A mechanical engineer walks with a sustainable agricultural robot. (Photo by ThisisEngineering, Unsplash) |
The harvest is plentiful and the workers are robots. That's the plan for some U.S. farms. "A growing number of companies are bringing automation to agriculture. It could ease the sector’s deepening labor shortage, help farmers manage costs, and protect workers from extreme heat," report Melina Walling of The Associated Press and journalist Ayurella Horn-Muller. "Automation could also improve yields by bringing greater accuracy to planting, harvesting, and farm management."
Florida farmer Jeremy Ford was tired of wasting water and using fossil fuel-run equipment to care for his crops, so he turned to an automated underground system, "that uses a solar-powered pump to periodically saturate the roots of his crops, saving 'thousands of gallons of water,'" Walling and Horn-Muller explain. "Although they may be more costly upfront, he sees such climate-friendly investments as a necessary expense — and more affordable than expanding his workforce of two."
What about automated harvesting? "On some farms, driverless tractors churn through acres of corn, soybeans, lettuce and more. Such equipment is expensive, and requires mastering new tools, but row crops are fairly easy to automate," AP reports. South Dakota farmer Frank James along with his family members, "swear by tractor 'autosteer,' an automated system that communicates with a satellite to help keep the machine on track. . . [but] requires human oversight to work as it should."
While some agriculture stakeholders have pushed back against automation, some farmers look to the technology's potential to increase profitability and decrease business headaches. Walling and Horn-Muller report, "Will Brigham, a dairy and maple farmer in Vermont, sees such tools as solutions to the nation’s agricultural workforce shortage. Since 2021, Brigham’s family farm has been using Farmblox, an AI-powered farm monitoring and management system that helps them get ahead of issues like leaks in tubing used in maple production."
Robotic farm tools may make caring for crops during extreme heat more efficient without putting human workers at risk. "Extreme heat, drought and intense rainfall have made labor-intensive corn detasseling even harder," Walling and Horn-Muller write.

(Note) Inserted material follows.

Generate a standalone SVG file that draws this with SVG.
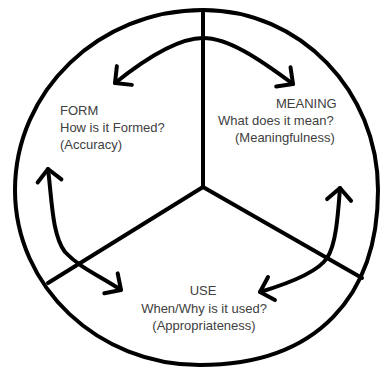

Even with its benefits, automated farming may affect farm worker employment. "Automation can be a 'tactic, like a strategy, for bosses, so people are afraid and won’t demand their rights,' said Luis Jimenez, a New York dairy worker. Robots, after all, 'are machines that don’t ask for anything,' he added. 'We don’t want to be replaced by machines.'"
Editor's note: This story was a collaboration between The Associated Press and Grist.